There has been a great deal of discussion about FISA Warrants, without very much of it saying what they are. The Editorial Board of the Wall Street Journal offers a good story about that today. The article points to an often omitted element of the Foreign Intelligence Surveillance Act - that it is a process, a complicated one that takes time, and discipline to get through. From my own experience, it seems to take forever.
There is a discipline to this process because it will order surveillance - very broad surveillance - of an individual who may not be accused of a crime, but is involved in terrorism or intelligence collection against the U.S. We have good reason to want to know what these kinds of people are up to.
Once in awhile, even more so today with the numbers of former terrorists being exported from battlefields in the Middle East and other conflict zones, we come into contact with U.S. citizens who talk to our terrorists or intel collectors. I could live next door to one of these people and not know it, talk to them every day, even call them now and again. The process is usually simple for someone who has occasional contact and no known association - dump the data about the U.S. person and move on. That happens very quickly.
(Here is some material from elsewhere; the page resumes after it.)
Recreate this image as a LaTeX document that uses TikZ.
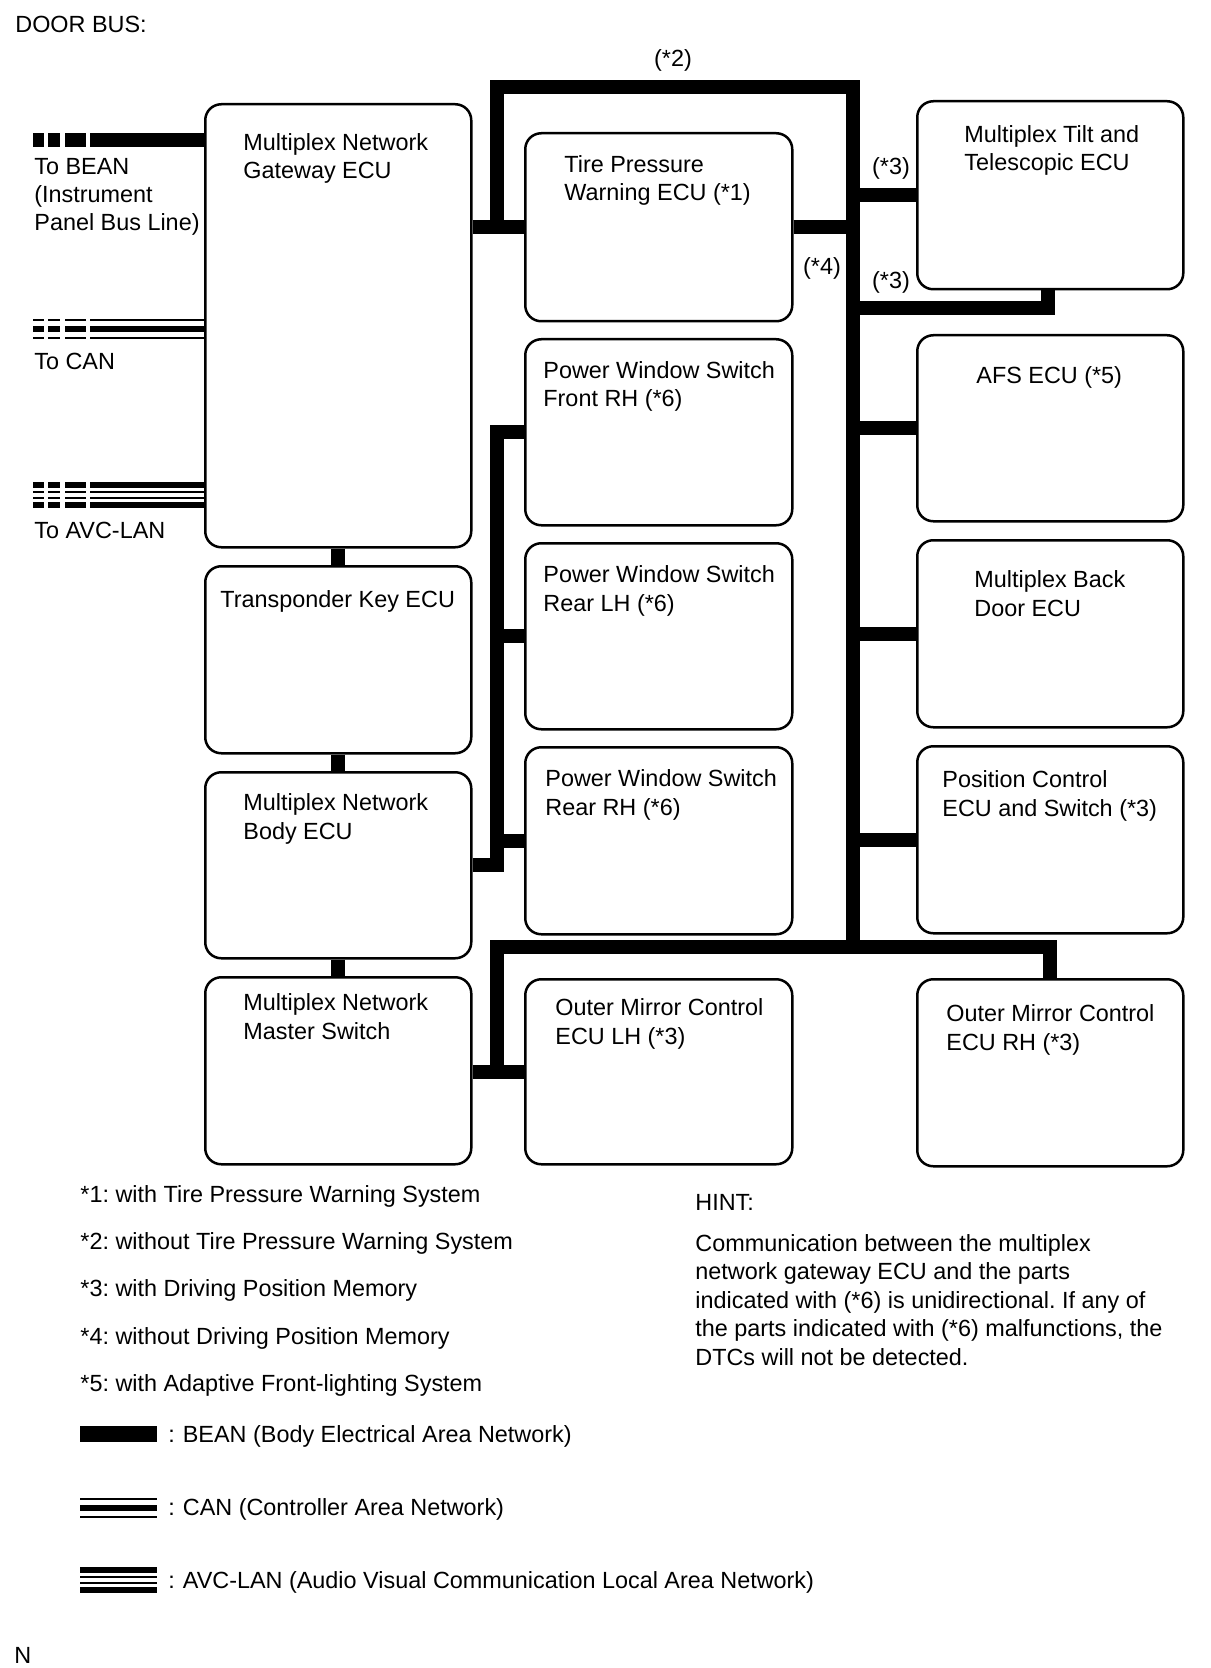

The difference here, that some are suggesting, is that people in the U,S. Government went beyond that by using unverified material paid for by the opposition political party, to obtain and perpetuate those warrants. They not only did not dump the data, but unmasked those U.S. citizens who were hidden by required redactions made by the agencies that collect this sort of data. That would be a corruption of the FISA warrant process and directly threatens every protection offered in the Act to a U.S. person. If people are emotional on both sides of this, it is because most of them recognize that they cannot be seen to be part of a conspiracy that undermines the protections given to U.S. citizens. When “The Memo” is published later this month, we may see one side of this story, an undoubtedly ugly one.